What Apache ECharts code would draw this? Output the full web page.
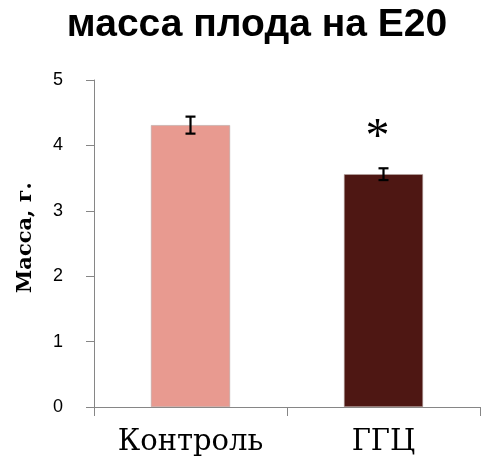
<!DOCTYPE html>
<html><head><meta charset="utf-8">
<script src="https://cdn.jsdelivr.net/npm/echarts@6/dist/echarts.min.js"></script>
<style>html,body{margin:0;padding:0;background:#fff}#c{width:482px;height:472px}</style>
</head><body><div id="c"></div>
<script>
const categories = ['Контроль', 'ГГЦ'];
const means = [4.31, 3.56];
const errors = [0.13, 0.09];
const marks = ['', '*'];
const barColors = ['#E89A90', '#4E1713'];
const yTicks = [0, 1, 2, 3, 4, 5];

const chart = echarts.init(document.getElementById('c'), null, {renderer: 'canvas'});
const axisGray = '#868686';
chart.setOption({
  animation: false,
  title: {
    text: 'масса плода на E20', left: 252, top: 1, textAlign: 'center',
    textStyle: {fontFamily: 'Liberation Sans', fontWeight: 'bold', fontSize: 39, color: '#000'}
  },
  grid: {left: 94, right: 2, top: 80, bottom: 65},
  xAxis: {
    type: 'category', data: categories,
    axisLine: {lineStyle: {color: axisGray, width: 1}},
    axisTick: {show: true, alignWithLabel: false, length: 9, lineStyle: {color: axisGray}},
    axisLabel: {fontFamily: 'DejaVu Serif', fontSize: 29, color: '#000', margin: 21}
  },
  yAxis: {
    type: 'value', min: yTicks[0], max: yTicks[yTicks.length - 1], interval: 1,
    name: 'Масса, г.', nameLocation: 'middle', nameGap: 58, nameRotate: 90,
    nameTextStyle: {fontFamily: 'DejaVu Serif', fontWeight: 'bold', fontSize: 21, color: '#000', padding: [0, 0, 0, 12]},
    axisLine: {show: true, lineStyle: {color: axisGray, width: 1}},
    axisTick: {show: true, length: 8, lineStyle: {color: axisGray}},
    axisLabel: {fontFamily: 'Liberation Sans', fontSize: 18, color: '#000', margin: 31},
    splitLine: {show: false}
  },
  series: [
    {
      type: 'bar', barWidth: '41%',
      data: means.map((v, i) => ({value: v, itemStyle: {color: barColors[i], borderColor: '#b9a9a6', borderWidth: 0.6}}))
    },
    {
      type: 'custom',
      data: means.map((v, i) => [i, v - errors[i], v + errors[i]]),
      renderItem: function (params, api) {
        const i = api.value(0);
        const lo = api.coord([i, api.value(1)]);
        const hi = api.coord([i, api.value(2)]);
        const hw = 5;
        const st = {stroke: '#000', lineWidth: 2.2};
        return {type: 'group', children: [
          {type: 'line', shape: {x1: lo[0], y1: lo[1], x2: hi[0], y2: hi[1]}, style: st},
          {type: 'line', shape: {x1: lo[0] - hw, y1: lo[1], x2: lo[0] + hw, y2: lo[1]}, style: st},
          {type: 'line', shape: {x1: hi[0] - hw, y1: hi[1], x2: hi[0] + hw, y2: hi[1]}, style: st}
        ]};
      },
      z: 5
    },
    {
      type: 'custom',
      data: means.map((v, i) => [i, v + errors[i]]),
      renderItem: function (params, api) {
        const i = api.value(0);
        const p = api.coord([i, api.value(1)]);
        return {type: 'text', x: p[0] - 6, y: p[1] - 30, style: {
          text: marks[i], fontFamily: 'Liberation Serif', fontSize: 48, fill: '#000',
          align: 'center', verticalAlign: 'middle'
        }};
      },
      z: 6
    }
  ]
});
</script></body></html>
_ _ _ _ _
### CHALLENGE:
Every line above should be returned word for word, with the pictures left behind.

### SOLUTION FOR THIS EXERCISE:
What Apache ECharts code would draw this? Output the full web page.
<!DOCTYPE html>
<html><head><meta charset="utf-8">
<script src="https://cdn.jsdelivr.net/npm/echarts@6/dist/echarts.min.js"></script>
<style>html,body{margin:0;padding:0;background:#fff}#c{width:482px;height:472px}</style>
</head><body><div id="c"></div>
<script>
const categories = ['Контроль', 'ГГЦ'];
const means = [4.31, 3.56];
const errors = [0.13, 0.09];
const marks = ['', '*'];
const barColors = ['#E89A90', '#4E1713'];
const yTicks = [0, 1, 2, 3, 4, 5];

const chart = echarts.init(document.getElementById('c'), null, {renderer: 'canvas'});
const axisGray = '#868686';
chart.setOption({
  animation: false,
  title: {
    text: 'масса плода на E20', left: 252, top: 1, textAlign: 'center',
    textStyle: {fontFamily: 'Liberation Sans', fontWeight: 'bold', fontSize: 39, color: '#000'}
  },
  grid: {left: 94, right: 2, top: 80, bottom: 65},
  xAxis: {
    type: 'category', data: categories,
    axisLine: {lineStyle: {color: axisGray, width: 1}},
    axisTick: {show: true, alignWithLabel: false, length: 9, lineStyle: {color: axisGray}},
    axisLabel: {fontFamily: 'DejaVu Serif', fontSize: 29, color: '#000', margin: 21}
  },
  yAxis: {
    type: 'value', min: yTicks[0], max: yTicks[yTicks.length - 1], interval: 1,
    name: 'Масса, г.', nameLocation: 'middle', nameGap: 58, nameRotate: 90,
    nameTextStyle: {fontFamily: 'DejaVu Serif', fontWeight: 'bold', fontSize: 21, color: '#000', padding: [0, 0, 0, 12]},
    axisLine: {show: true, lineStyle: {color: axisGray, width: 1}},
    axisTick: {show: true, length: 8, lineStyle: {color: axisGray}},
    axisLabel: {fontFamily: 'Liberation Sans', fontSize: 18, color: '#000', margin: 31},
    splitLine: {show: false}
  },
  series: [
    {
      type: 'bar', barWidth: '41%',
      data: means.map((v, i) => ({value: v, itemStyle: {color: barColors[i], borderColor: '#b9a9a6', borderWidth: 0.6}}))
    },
    {
      type: 'custom',
      data: means.map((v, i) => [i, v - errors[i], v + errors[i]]),
      renderItem: function (params, api) {
        const i = api.value(0);
        const lo = api.coord([i, api.value(1)]);
        const hi = api.coord([i, api.value(2)]);
        const hw = 5;
        const st = {stroke: '#000', lineWidth: 2.2};
        return {type: 'group', children: [
          {type: 'line', shape: {x1: lo[0], y1: lo[1], x2: hi[0], y2: hi[1]}, style: st},
          {type: 'line', shape: {x1: lo[0] - hw, y1: lo[1], x2: lo[0] + hw, y2: lo[1]}, style: st},
          {type: 'line', shape: {x1: hi[0] - hw, y1: hi[1], x2: hi[0] + hw, y2: hi[1]}, style: st}
        ]};
      },
      z: 5
    },
    {
      type: 'custom',
      data: means.map((v, i) => [i, v + errors[i]]),
      renderItem: function (params, api) {
        const i = api.value(0);
        const p = api.coord([i, api.value(1)]);
        return {type: 'text', x: p[0] - 6, y: p[1] - 30, style: {
          text: marks[i], fontFamily: 'Liberation Serif', fontSize: 48, fill: '#000',
          align: 'center', verticalAlign: 'middle'
        }};
      },
      z: 6
    }
  ]
});
</script></body></html>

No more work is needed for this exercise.